◆ THE PROBLEM ◆
Reproduce exactly and only the lines running from the one with "What HTML would" through the one with "e=document.createElementNS(NS,tag);for(const k in", both end lines included.

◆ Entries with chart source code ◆
## START

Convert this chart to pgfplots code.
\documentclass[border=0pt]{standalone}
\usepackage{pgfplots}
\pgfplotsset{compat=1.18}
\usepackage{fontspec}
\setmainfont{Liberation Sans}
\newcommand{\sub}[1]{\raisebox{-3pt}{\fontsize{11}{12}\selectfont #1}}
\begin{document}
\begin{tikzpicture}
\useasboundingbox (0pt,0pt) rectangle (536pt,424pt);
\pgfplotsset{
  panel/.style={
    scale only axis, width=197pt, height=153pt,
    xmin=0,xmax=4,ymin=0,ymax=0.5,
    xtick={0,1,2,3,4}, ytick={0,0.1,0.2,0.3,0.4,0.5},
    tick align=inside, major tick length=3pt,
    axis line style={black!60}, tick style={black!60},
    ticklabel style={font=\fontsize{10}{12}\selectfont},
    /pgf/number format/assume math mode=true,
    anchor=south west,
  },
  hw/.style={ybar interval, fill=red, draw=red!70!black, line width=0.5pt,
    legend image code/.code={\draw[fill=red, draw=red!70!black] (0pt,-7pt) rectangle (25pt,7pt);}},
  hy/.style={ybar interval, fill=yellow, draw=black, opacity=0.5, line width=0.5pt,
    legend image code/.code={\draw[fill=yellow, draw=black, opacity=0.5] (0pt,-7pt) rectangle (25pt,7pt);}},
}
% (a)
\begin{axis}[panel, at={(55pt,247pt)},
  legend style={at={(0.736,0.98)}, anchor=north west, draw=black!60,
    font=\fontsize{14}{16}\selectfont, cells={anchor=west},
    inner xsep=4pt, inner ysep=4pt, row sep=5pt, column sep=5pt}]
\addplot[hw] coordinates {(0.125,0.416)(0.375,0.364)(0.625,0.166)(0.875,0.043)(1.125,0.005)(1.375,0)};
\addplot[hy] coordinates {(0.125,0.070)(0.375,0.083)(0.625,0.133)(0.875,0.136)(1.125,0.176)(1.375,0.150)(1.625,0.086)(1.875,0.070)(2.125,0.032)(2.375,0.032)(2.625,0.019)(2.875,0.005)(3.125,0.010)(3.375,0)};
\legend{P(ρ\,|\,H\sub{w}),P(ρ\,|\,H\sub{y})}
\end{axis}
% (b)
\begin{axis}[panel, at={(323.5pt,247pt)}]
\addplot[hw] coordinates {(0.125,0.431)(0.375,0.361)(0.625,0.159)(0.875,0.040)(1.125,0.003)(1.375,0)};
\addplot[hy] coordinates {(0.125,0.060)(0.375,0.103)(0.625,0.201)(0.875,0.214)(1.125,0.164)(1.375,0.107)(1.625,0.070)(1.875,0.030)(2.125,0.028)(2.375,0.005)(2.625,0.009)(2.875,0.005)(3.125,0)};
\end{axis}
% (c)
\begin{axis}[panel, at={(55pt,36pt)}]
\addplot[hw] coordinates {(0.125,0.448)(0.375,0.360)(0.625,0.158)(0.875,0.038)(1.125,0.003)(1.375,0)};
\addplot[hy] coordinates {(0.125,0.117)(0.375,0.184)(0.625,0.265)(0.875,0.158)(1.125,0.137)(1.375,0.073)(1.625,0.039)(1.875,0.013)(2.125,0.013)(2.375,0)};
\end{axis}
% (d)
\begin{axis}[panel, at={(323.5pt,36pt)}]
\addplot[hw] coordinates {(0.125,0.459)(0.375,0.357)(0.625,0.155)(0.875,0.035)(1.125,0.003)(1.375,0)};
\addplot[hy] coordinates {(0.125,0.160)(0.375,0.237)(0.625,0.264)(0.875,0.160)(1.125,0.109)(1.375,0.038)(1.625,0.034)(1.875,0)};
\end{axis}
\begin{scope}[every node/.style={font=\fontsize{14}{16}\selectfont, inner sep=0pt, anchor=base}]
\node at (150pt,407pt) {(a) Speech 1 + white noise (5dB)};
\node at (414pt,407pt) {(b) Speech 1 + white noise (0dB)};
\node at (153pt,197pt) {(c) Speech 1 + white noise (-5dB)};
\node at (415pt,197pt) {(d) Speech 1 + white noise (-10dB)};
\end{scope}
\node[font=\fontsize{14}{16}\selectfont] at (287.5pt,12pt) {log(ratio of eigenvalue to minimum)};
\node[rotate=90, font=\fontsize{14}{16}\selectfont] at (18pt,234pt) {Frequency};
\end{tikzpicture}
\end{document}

## END
## START

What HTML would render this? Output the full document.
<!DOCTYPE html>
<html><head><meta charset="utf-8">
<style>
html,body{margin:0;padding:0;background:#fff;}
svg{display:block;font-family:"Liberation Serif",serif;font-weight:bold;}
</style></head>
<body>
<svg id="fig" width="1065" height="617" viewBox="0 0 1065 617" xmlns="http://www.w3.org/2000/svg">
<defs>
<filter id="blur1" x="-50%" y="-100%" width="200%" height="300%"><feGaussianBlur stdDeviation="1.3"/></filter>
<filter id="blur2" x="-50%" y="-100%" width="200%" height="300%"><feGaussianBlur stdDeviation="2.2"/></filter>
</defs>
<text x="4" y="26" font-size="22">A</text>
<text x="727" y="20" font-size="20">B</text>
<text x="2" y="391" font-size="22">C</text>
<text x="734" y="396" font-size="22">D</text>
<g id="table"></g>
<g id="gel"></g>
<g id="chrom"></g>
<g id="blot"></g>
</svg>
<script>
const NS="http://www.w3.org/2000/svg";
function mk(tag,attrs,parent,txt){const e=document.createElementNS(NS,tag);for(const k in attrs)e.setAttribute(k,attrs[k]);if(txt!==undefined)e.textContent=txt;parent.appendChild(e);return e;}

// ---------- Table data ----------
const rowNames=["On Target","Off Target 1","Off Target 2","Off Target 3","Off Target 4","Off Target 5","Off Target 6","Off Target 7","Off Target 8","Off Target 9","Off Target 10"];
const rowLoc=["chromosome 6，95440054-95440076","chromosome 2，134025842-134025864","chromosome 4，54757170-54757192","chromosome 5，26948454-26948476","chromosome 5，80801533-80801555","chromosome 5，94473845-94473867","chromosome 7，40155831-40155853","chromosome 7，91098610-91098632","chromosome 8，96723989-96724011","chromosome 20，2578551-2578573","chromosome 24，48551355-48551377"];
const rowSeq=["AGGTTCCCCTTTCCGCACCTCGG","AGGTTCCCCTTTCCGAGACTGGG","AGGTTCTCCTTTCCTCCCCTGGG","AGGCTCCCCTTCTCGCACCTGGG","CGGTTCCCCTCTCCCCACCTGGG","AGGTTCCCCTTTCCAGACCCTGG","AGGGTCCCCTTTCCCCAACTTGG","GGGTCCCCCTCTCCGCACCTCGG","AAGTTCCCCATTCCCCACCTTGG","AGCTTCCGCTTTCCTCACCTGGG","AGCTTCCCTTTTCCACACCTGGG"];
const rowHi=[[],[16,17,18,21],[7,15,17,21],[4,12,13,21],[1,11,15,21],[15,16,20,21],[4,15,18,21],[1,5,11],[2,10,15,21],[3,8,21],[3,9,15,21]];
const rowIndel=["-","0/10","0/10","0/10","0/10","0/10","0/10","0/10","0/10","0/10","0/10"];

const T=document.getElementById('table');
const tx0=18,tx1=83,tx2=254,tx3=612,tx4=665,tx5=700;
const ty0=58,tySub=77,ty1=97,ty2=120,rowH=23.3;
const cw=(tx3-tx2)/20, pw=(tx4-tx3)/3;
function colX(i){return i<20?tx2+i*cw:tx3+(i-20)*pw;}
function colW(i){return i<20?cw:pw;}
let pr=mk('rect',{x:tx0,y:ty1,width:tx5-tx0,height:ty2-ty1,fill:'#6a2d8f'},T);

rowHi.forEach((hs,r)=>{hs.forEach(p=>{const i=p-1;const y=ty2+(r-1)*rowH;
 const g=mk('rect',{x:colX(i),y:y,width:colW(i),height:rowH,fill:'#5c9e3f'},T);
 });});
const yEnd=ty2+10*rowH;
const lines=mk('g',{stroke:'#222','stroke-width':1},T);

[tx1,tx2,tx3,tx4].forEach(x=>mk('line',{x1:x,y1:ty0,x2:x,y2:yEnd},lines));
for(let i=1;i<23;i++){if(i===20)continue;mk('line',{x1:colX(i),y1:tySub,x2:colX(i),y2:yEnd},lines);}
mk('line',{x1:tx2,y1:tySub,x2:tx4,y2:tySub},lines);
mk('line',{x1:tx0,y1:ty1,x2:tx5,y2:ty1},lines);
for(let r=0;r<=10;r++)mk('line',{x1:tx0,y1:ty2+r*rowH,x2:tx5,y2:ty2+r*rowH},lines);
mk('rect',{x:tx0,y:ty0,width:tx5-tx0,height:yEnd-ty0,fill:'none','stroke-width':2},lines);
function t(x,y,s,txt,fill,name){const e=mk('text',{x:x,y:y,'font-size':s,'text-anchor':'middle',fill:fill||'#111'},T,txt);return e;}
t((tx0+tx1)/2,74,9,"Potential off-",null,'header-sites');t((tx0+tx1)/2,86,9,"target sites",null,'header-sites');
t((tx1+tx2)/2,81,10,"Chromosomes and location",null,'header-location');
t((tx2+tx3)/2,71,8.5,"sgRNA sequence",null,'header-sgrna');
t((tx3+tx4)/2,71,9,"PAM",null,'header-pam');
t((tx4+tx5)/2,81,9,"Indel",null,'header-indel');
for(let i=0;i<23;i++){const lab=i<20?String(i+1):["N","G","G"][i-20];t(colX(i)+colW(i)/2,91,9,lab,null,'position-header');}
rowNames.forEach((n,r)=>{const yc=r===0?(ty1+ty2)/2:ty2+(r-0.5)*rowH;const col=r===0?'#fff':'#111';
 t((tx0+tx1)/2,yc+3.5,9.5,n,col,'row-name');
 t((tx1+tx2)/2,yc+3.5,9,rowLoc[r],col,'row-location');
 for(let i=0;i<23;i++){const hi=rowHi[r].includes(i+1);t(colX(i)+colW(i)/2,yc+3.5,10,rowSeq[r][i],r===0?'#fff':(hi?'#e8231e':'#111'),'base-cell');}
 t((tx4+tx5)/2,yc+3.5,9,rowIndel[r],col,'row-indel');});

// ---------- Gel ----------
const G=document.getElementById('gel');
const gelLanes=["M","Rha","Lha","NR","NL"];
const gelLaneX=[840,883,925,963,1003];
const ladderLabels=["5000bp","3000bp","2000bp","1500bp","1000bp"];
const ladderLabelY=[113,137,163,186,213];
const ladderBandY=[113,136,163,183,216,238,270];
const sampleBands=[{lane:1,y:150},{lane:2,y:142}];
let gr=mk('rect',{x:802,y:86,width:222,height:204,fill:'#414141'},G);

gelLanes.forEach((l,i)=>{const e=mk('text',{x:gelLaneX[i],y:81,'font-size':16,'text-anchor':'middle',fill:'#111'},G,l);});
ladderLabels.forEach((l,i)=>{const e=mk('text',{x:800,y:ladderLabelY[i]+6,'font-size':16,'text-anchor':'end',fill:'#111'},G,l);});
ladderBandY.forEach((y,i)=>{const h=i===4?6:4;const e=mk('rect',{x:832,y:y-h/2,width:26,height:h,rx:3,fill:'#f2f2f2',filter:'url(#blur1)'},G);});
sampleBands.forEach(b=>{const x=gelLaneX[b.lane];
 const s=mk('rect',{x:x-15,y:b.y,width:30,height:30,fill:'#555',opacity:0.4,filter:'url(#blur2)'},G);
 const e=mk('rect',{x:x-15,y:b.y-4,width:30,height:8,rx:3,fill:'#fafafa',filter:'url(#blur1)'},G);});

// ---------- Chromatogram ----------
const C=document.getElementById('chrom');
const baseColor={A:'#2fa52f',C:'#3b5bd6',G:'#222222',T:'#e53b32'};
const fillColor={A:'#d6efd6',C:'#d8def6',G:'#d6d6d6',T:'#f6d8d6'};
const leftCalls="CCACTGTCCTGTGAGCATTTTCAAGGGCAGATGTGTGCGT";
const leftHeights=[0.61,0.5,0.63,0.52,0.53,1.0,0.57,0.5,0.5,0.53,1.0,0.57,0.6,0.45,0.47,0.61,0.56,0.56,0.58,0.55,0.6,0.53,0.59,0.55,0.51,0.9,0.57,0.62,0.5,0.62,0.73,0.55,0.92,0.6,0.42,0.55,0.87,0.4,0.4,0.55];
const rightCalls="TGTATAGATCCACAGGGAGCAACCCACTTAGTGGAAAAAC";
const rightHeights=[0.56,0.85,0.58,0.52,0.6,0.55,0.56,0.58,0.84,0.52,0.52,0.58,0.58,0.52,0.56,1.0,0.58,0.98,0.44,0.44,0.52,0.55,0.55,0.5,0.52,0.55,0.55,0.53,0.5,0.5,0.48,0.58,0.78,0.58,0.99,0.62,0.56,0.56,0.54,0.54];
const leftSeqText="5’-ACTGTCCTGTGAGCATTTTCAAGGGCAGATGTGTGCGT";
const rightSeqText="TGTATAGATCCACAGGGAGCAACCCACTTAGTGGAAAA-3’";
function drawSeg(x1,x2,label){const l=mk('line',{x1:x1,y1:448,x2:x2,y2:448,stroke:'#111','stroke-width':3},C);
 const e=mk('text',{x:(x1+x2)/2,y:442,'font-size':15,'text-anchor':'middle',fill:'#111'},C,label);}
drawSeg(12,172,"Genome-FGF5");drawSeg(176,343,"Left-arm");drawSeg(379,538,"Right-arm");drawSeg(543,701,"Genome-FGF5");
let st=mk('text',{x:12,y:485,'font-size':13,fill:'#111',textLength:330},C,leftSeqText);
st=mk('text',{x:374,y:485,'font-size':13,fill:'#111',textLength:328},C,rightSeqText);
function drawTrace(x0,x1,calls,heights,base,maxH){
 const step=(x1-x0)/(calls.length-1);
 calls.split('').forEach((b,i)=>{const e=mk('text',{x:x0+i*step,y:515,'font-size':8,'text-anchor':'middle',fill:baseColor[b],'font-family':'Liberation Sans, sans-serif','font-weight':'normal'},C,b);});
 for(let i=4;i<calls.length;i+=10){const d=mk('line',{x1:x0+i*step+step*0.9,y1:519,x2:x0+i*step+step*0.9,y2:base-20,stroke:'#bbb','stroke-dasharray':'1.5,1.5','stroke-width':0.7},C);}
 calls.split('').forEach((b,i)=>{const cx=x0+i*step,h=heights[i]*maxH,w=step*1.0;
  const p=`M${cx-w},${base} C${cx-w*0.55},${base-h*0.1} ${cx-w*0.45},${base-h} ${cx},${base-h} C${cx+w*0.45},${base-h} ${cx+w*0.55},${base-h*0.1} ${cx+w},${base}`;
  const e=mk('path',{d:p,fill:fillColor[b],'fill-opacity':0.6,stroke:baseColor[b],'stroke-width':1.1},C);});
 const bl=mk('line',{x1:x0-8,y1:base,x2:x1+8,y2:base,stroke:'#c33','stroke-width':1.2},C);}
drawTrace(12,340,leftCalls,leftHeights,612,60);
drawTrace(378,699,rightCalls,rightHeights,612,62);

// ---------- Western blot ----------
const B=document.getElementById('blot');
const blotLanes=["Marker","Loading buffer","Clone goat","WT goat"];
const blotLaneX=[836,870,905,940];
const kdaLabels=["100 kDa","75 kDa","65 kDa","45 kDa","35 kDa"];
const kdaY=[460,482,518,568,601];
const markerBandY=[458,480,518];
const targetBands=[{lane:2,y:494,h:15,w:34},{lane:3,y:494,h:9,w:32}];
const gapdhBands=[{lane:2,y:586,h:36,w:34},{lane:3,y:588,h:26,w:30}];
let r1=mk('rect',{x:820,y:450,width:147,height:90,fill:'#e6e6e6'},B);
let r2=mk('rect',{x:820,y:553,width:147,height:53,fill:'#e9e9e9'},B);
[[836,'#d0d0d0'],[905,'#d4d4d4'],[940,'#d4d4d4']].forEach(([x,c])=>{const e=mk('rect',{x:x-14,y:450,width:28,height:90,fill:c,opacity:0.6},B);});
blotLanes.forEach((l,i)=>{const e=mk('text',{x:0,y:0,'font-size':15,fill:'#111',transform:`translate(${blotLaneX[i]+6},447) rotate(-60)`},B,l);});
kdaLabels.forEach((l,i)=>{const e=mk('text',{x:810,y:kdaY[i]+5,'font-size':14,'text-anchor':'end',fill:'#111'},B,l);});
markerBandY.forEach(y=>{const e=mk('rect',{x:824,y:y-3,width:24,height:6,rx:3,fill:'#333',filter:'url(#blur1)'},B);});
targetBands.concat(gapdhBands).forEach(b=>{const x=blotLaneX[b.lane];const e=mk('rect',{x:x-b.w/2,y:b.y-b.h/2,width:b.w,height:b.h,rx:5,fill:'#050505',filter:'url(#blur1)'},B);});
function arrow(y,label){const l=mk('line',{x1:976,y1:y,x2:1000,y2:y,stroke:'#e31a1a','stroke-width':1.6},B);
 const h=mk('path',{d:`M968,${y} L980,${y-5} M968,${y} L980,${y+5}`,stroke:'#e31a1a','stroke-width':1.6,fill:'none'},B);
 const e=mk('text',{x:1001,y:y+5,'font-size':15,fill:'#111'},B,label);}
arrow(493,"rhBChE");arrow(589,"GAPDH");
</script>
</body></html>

## END

◆ RESULT FOR THIS EXERCISE ◆
What HTML would render this? Output the full document.
<!DOCTYPE html>
<html><head><meta charset="utf-8">
<style>
html,body{margin:0;padding:0;background:#fff;}
svg{display:block;font-family:"Liberation Serif",serif;font-weight:bold;}
</style></head>
<body>
<svg id="fig" width="1065" height="617" viewBox="0 0 1065 617" xmlns="http://www.w3.org/2000/svg">
<defs>
<filter id="blur1" x="-50%" y="-100%" width="200%" height="300%"><feGaussianBlur stdDeviation="1.3"/></filter>
<filter id="blur2" x="-50%" y="-100%" width="200%" height="300%"><feGaussianBlur stdDeviation="2.2"/></filter>
</defs>
<text x="4" y="26" font-size="22">A</text>
<text x="727" y="20" font-size="20">B</text>
<text x="2" y="391" font-size="22">C</text>
<text x="734" y="396" font-size="22">D</text>
<g id="table"></g>
<g id="gel"></g>
<g id="chrom"></g>
<g id="blot"></g>
</svg>
<script>
const NS="http://www.w3.org/2000/svg";
function mk(tag,attrs,parent,txt){const e=document.createElementNS(NS,tag);for(const k in attrs)e.setAttribute(k,attrs[k]);if(txt!==undefined)e.textContent=txt;parent.appendChild(e);return e;}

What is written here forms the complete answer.